**WHAT YOU NEED TO DO**:
Exactly the lines from the one with "Reproduce this chart with matplotlib." through the one with "import matplotlib.pyplot as plt" should be returned, both ends included and nothing else. Omit any pictures.

**RECORD EXTRACTS**:
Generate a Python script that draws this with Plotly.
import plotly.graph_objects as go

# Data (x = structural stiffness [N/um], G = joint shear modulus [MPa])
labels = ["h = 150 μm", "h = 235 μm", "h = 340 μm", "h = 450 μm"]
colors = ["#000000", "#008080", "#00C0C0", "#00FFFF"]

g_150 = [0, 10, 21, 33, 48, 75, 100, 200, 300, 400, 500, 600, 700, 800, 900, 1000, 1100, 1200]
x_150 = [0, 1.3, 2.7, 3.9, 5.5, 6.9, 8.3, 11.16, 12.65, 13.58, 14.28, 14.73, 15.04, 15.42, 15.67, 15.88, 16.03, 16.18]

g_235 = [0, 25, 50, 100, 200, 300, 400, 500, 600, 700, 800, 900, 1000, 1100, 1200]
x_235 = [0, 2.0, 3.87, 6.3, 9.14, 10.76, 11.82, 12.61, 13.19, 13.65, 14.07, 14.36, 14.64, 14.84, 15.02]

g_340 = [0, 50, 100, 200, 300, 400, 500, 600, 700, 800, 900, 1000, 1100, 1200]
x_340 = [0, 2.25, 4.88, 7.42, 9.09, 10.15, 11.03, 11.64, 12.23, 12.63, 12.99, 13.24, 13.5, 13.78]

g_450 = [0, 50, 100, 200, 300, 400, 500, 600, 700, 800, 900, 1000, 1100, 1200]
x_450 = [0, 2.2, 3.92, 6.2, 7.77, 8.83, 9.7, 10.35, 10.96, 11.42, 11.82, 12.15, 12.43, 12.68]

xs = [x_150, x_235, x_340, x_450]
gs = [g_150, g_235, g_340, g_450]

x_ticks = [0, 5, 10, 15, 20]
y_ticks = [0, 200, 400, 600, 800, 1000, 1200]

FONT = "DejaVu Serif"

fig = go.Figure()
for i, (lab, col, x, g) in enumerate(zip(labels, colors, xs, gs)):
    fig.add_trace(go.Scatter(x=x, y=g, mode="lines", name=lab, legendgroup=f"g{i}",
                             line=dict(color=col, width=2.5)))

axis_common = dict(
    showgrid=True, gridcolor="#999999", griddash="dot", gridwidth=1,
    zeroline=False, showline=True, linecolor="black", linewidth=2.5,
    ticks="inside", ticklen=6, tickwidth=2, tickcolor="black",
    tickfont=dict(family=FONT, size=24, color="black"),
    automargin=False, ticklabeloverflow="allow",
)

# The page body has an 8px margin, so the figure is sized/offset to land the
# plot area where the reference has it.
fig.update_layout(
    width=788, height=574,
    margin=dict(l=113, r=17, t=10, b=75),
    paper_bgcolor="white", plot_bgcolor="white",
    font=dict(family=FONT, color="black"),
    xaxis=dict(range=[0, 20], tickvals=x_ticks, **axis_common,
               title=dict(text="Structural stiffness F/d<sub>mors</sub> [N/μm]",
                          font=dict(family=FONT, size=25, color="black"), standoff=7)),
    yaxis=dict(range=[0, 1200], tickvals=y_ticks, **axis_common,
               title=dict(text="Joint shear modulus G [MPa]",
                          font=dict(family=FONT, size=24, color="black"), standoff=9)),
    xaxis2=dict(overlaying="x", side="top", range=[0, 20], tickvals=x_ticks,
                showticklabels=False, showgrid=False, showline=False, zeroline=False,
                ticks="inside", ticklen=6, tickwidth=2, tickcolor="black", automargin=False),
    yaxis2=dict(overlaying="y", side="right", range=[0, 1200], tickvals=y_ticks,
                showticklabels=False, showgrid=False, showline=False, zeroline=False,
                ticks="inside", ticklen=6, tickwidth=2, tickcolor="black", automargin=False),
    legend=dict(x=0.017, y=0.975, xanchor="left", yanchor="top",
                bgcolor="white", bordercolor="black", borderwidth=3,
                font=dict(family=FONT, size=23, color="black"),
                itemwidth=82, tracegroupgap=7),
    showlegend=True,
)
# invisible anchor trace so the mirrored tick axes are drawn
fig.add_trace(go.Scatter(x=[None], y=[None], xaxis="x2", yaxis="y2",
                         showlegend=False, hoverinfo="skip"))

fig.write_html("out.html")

--

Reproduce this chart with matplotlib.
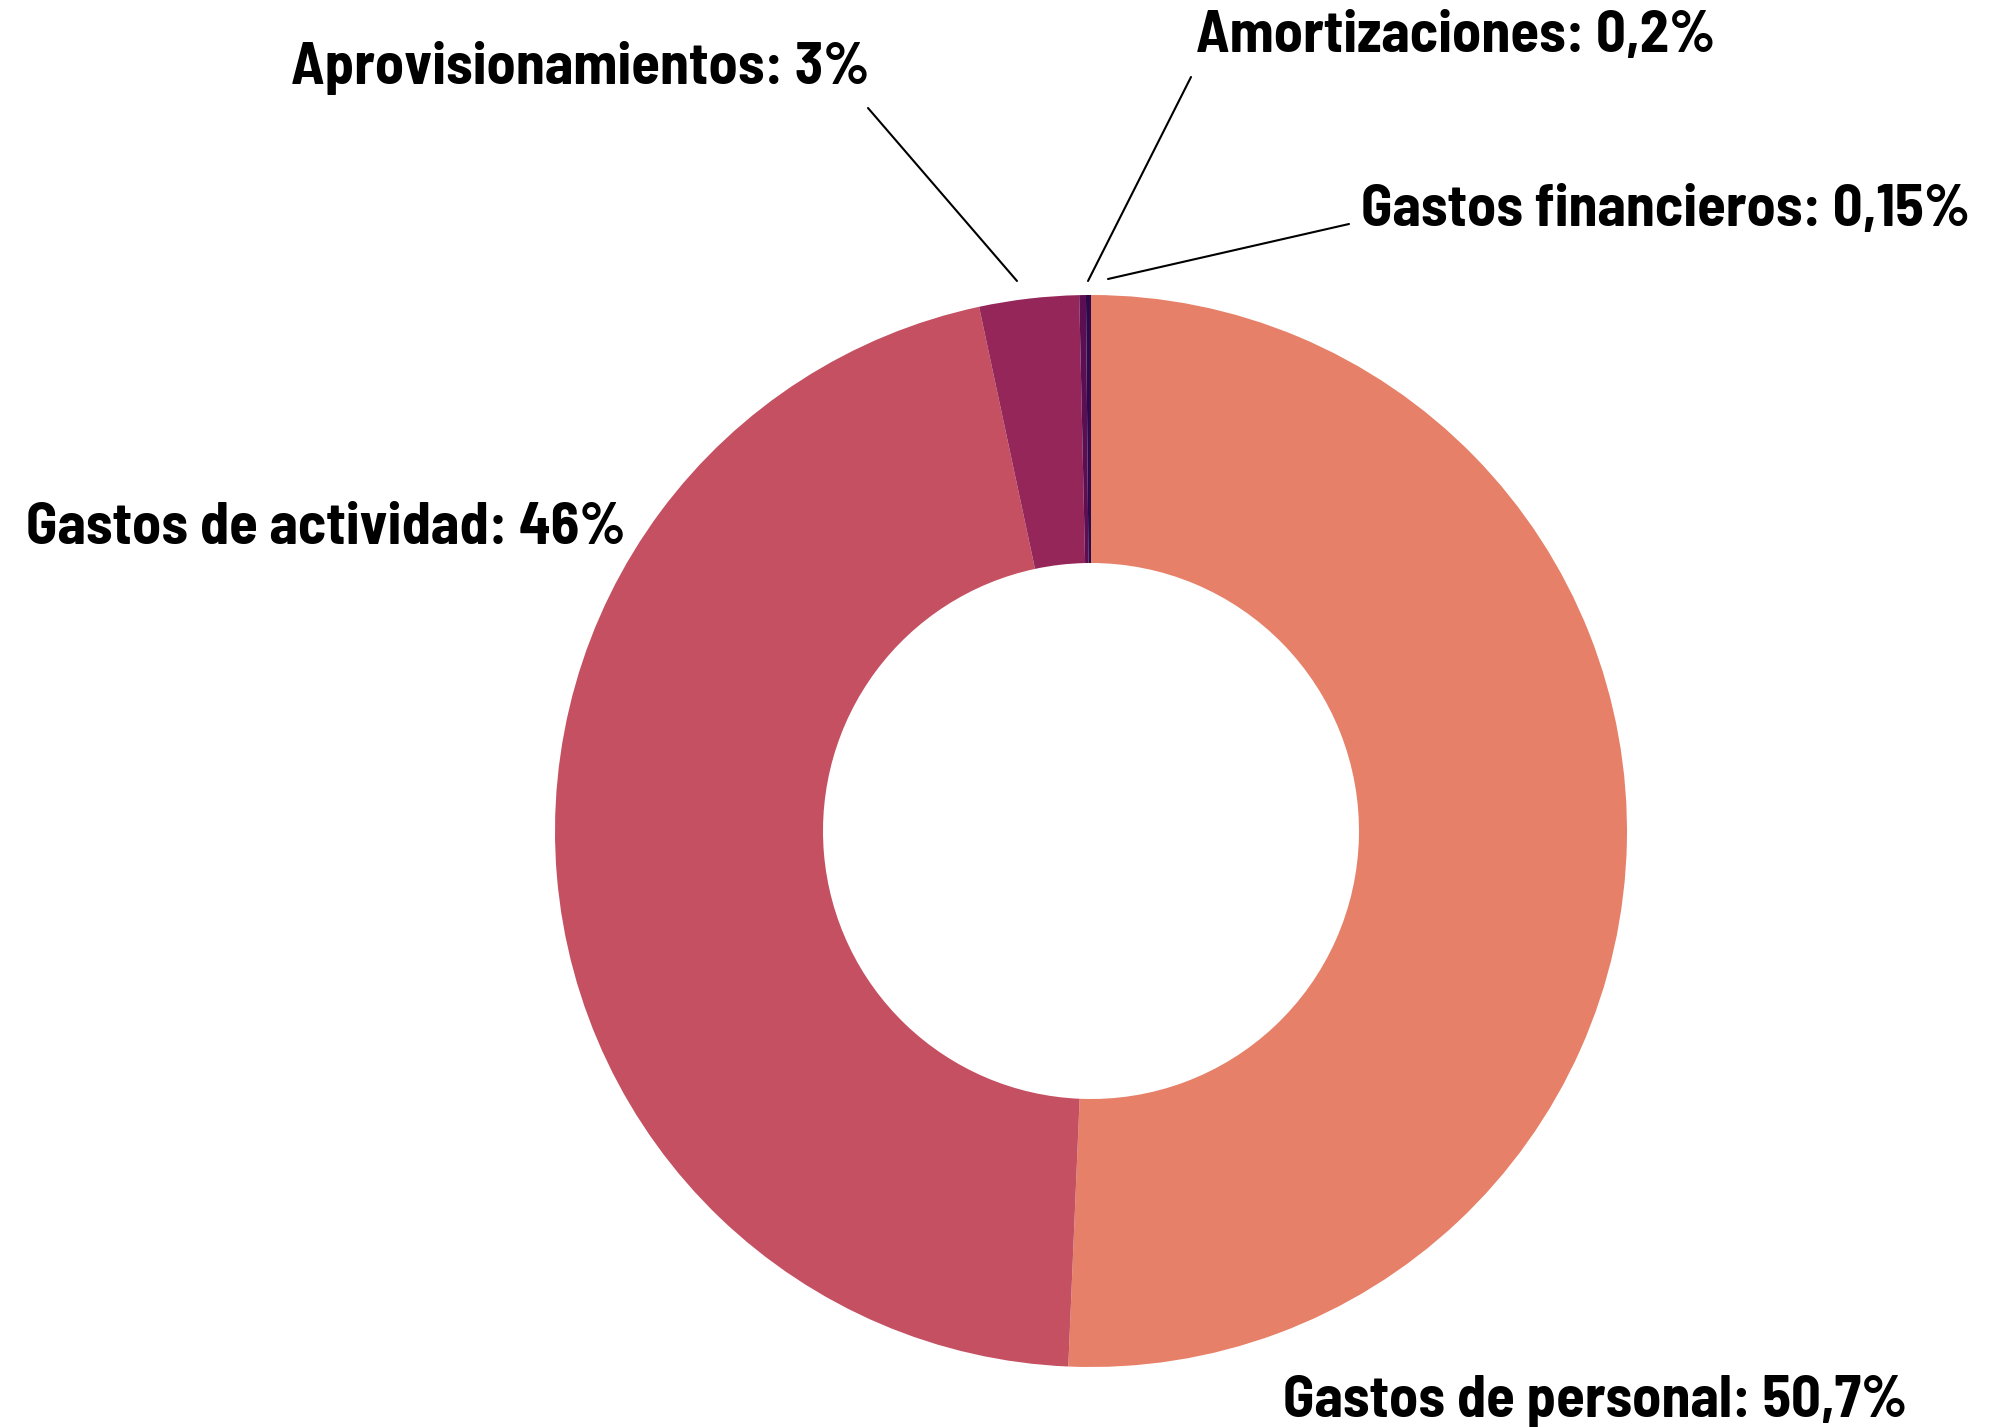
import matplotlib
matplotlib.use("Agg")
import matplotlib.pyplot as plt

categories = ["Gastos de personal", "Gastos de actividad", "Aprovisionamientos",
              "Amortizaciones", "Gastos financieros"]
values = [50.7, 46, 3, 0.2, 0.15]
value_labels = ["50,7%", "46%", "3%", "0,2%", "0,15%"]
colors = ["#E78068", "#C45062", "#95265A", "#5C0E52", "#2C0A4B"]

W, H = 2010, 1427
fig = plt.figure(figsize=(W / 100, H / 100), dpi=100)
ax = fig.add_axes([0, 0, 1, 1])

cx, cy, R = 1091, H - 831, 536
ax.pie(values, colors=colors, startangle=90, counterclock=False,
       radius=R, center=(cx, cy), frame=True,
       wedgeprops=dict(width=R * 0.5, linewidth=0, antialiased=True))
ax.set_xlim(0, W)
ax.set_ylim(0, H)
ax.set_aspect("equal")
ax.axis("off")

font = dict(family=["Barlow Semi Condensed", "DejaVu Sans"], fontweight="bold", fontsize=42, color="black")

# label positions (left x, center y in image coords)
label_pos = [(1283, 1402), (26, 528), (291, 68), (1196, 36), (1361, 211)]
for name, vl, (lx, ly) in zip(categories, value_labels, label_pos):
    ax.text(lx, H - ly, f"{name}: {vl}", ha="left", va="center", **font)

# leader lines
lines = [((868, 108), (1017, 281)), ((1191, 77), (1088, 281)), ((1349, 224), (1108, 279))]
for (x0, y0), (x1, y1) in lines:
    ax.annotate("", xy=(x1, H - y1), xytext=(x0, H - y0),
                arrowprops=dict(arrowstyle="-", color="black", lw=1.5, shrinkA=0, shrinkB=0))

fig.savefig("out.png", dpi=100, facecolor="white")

**CORRECT OUTPUT**:
Reproduce this chart with matplotlib.
import matplotlib
matplotlib.use("Agg")
import matplotlib.pyplot as plt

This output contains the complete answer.